> _Exercise prompt_:
Your job is to return the lines between the line holding "Give me the matplotlib source for this chart." and the line holding "plt.rcParams['font.family'] = ['Liberation", inclusive, exactly and with no pictures.

> _Material for this exercise_:

◇ ◇ ◇

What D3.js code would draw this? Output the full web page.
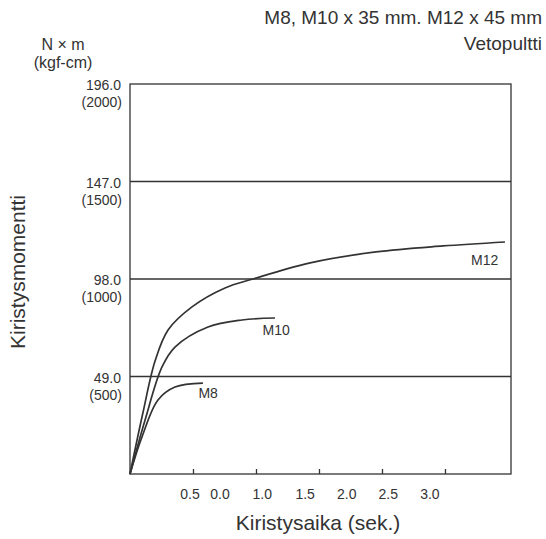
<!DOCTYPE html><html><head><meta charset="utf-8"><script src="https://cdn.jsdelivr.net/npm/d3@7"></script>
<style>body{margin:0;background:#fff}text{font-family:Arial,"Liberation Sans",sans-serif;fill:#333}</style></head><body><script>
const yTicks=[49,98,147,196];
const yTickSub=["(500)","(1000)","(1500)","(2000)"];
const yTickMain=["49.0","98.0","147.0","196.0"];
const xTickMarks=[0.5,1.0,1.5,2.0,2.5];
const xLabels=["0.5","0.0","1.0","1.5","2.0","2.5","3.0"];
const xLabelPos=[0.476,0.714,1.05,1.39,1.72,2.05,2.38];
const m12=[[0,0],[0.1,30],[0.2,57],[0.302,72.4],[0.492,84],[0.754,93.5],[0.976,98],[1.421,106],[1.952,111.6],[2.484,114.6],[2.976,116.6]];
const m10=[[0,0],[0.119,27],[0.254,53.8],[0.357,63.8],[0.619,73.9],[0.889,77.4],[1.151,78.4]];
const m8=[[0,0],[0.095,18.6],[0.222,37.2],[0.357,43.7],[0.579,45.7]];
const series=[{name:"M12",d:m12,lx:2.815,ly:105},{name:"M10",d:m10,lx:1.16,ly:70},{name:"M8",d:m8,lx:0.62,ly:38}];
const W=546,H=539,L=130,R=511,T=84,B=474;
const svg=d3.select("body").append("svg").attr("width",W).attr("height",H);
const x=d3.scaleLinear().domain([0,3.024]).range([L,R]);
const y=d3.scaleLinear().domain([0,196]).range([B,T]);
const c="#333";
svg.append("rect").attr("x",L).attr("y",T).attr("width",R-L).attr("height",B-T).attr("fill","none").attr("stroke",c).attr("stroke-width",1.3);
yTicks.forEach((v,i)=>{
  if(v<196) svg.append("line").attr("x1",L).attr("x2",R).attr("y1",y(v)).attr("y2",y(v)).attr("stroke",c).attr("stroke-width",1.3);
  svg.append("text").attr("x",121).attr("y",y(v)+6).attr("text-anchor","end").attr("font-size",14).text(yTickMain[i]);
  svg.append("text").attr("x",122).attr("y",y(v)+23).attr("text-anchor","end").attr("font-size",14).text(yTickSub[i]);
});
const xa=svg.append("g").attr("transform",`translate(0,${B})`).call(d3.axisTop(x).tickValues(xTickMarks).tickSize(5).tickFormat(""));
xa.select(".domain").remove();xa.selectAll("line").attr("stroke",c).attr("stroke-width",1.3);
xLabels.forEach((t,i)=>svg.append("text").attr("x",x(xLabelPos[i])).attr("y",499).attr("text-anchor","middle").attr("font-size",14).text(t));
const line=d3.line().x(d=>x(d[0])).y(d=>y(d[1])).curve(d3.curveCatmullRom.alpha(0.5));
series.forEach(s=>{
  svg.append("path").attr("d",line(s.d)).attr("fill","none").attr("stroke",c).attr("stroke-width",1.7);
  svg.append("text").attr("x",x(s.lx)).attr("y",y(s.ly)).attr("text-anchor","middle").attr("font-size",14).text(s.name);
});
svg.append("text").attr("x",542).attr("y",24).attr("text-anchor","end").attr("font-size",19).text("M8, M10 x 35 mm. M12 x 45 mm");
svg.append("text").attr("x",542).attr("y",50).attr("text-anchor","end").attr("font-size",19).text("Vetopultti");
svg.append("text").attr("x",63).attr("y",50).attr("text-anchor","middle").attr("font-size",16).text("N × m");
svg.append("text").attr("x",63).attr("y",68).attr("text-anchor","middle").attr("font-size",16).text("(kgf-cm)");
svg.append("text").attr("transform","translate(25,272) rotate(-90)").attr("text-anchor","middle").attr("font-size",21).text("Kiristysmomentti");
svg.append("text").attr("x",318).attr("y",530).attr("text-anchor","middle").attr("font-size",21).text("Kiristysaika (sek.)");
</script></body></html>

◇ ◇ ◇

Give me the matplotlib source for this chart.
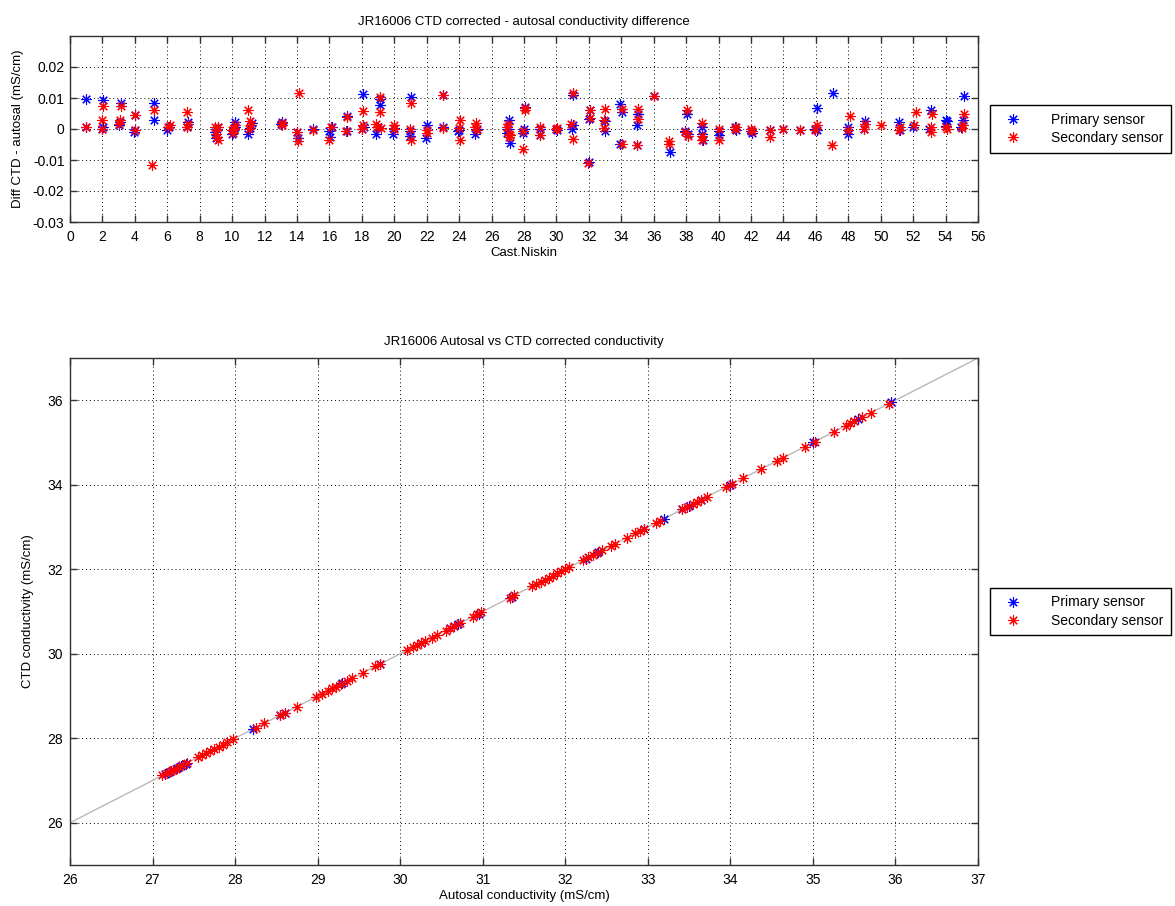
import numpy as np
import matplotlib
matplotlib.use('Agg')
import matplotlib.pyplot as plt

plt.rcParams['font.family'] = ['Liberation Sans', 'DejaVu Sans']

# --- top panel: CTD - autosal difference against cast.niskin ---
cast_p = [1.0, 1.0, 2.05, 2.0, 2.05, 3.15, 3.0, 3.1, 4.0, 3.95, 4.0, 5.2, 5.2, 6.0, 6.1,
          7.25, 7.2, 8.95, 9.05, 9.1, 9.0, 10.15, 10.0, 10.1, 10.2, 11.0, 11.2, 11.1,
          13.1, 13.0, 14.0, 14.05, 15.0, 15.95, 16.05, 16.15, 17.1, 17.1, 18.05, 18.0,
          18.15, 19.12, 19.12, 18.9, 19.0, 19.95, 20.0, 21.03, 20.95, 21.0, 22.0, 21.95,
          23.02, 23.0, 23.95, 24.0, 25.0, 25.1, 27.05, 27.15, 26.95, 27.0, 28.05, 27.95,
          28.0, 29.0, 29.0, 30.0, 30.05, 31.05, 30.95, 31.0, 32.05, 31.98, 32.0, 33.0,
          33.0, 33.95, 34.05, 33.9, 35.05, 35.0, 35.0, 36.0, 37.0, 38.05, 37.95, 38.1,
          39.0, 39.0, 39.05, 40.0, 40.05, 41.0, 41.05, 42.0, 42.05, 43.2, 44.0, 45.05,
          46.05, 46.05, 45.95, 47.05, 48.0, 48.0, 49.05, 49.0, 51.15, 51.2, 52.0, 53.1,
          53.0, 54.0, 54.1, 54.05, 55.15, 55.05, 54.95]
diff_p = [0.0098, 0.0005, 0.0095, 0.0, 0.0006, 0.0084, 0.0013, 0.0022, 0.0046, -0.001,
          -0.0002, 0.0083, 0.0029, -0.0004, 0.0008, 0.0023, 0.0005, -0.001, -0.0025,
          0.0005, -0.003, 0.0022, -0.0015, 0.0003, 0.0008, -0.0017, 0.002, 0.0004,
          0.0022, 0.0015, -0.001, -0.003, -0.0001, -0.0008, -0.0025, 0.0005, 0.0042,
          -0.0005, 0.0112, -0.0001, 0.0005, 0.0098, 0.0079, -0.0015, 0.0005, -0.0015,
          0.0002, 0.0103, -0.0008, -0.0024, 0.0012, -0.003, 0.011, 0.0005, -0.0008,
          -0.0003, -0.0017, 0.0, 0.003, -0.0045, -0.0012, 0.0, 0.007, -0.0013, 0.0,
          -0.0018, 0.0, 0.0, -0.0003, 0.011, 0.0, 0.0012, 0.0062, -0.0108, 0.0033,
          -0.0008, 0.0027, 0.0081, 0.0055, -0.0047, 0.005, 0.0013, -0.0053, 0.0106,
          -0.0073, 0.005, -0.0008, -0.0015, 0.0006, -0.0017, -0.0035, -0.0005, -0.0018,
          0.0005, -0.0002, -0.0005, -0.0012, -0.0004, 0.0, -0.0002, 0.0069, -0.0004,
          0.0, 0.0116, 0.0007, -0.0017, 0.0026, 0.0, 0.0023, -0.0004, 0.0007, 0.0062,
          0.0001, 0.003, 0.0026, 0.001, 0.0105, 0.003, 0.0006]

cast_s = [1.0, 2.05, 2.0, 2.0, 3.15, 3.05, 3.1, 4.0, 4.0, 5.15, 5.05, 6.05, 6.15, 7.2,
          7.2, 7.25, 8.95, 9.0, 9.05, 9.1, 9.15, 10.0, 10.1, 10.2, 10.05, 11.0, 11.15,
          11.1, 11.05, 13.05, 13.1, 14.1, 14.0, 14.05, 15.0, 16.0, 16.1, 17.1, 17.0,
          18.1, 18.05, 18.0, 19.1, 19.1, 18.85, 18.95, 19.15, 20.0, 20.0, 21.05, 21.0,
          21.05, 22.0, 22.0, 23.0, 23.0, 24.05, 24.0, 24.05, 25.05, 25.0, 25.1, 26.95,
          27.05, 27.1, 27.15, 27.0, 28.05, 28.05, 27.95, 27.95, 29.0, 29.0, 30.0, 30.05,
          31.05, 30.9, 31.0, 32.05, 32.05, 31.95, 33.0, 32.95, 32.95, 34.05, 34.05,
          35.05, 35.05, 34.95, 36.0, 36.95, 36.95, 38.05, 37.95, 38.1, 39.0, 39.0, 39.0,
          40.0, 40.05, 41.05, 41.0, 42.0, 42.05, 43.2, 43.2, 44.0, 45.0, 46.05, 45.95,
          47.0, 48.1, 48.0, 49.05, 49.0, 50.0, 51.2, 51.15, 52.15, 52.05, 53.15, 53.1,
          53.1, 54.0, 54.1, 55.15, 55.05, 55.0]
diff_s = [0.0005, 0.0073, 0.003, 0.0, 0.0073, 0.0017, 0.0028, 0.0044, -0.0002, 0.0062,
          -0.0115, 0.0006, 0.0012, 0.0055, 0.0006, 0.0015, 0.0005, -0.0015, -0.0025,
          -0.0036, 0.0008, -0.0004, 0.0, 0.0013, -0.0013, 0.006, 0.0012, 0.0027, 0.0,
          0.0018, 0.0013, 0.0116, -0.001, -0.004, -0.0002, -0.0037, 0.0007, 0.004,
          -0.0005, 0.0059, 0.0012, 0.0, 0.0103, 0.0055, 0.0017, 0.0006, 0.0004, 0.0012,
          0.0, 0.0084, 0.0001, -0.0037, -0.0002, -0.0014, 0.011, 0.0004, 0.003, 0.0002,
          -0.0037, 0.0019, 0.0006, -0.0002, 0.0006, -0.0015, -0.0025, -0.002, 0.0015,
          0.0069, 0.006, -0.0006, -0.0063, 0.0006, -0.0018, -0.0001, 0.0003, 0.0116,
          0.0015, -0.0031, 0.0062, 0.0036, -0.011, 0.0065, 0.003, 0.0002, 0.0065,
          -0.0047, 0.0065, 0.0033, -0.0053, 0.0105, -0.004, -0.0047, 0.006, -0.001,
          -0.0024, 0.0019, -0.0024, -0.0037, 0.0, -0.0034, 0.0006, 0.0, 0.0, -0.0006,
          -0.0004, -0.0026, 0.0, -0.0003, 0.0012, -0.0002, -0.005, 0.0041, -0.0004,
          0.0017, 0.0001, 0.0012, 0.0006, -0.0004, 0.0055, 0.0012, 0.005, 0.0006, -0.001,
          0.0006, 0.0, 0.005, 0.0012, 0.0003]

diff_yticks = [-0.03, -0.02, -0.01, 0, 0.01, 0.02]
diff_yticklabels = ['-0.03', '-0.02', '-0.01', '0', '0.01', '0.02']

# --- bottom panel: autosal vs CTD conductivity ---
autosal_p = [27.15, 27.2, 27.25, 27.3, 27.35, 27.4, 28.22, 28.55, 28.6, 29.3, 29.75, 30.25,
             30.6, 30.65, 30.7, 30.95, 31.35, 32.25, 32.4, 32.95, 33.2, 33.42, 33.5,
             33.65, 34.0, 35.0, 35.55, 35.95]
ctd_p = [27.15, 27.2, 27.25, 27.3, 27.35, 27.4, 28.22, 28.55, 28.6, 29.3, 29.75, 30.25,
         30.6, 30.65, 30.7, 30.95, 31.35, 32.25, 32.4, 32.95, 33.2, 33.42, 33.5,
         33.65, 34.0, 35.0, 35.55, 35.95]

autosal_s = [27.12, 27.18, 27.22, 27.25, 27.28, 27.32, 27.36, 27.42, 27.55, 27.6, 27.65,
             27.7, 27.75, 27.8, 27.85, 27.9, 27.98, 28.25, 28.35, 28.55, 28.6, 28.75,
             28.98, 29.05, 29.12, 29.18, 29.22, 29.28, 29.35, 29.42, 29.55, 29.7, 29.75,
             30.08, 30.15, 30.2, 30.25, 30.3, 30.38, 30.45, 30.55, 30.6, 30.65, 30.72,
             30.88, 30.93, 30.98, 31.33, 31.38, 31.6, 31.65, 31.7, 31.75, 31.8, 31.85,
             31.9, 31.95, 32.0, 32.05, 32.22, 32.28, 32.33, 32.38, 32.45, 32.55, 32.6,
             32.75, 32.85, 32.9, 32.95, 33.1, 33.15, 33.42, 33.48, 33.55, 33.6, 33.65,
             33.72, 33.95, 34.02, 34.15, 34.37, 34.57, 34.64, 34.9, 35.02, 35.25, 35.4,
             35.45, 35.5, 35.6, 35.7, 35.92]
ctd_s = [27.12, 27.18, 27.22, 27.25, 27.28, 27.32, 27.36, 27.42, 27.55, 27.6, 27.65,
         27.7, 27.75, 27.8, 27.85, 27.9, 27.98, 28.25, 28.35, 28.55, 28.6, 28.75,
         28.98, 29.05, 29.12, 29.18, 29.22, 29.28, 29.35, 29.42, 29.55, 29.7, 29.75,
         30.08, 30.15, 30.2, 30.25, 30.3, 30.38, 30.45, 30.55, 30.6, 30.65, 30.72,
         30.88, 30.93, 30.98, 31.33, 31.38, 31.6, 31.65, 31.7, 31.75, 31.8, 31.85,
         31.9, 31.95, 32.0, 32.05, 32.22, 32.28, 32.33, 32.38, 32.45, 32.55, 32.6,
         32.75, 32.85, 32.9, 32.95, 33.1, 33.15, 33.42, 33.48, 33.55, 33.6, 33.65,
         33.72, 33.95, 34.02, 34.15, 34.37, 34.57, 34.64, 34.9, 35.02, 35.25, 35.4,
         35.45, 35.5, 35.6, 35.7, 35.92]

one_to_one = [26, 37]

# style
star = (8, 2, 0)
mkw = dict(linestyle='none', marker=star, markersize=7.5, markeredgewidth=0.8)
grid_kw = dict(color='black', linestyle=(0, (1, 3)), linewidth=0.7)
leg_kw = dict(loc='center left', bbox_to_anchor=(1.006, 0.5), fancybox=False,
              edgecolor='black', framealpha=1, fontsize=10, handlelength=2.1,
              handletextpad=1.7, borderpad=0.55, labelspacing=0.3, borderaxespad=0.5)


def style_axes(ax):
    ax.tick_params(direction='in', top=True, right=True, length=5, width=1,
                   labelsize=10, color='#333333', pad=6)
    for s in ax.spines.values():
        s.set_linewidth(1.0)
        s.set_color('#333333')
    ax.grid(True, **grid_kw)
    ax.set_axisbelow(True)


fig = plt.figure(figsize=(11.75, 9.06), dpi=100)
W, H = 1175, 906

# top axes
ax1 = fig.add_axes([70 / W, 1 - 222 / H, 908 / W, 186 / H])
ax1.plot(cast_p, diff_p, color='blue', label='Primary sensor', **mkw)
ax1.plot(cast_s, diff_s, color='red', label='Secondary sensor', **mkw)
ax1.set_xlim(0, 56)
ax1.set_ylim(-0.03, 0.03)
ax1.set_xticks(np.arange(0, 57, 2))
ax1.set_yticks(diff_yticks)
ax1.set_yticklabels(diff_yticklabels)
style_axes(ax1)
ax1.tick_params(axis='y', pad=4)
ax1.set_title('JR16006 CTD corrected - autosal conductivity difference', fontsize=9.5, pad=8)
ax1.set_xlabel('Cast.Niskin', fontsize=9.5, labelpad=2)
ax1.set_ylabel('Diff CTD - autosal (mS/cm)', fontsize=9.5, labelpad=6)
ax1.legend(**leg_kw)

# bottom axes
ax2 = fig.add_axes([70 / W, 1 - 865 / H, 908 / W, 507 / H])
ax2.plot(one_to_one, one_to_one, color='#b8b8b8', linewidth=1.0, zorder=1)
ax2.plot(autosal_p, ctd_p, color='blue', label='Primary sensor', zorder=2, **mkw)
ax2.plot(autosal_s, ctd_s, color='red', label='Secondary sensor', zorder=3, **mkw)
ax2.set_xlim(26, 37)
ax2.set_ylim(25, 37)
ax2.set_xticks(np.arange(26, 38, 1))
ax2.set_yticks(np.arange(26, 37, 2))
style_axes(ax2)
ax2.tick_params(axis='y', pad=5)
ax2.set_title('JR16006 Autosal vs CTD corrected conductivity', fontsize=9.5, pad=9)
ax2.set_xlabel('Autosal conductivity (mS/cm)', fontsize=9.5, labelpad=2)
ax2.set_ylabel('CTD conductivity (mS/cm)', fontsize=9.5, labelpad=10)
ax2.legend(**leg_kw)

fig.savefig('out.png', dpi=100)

◇ ◇ ◇

> _Task solution_:
Give me the matplotlib source for this chart.
import numpy as np
import matplotlib
matplotlib.use('Agg')
import matplotlib.pyplot as plt

plt.rcParams['font.family'] = ['Liberation Sans', 'DejaVu Sans']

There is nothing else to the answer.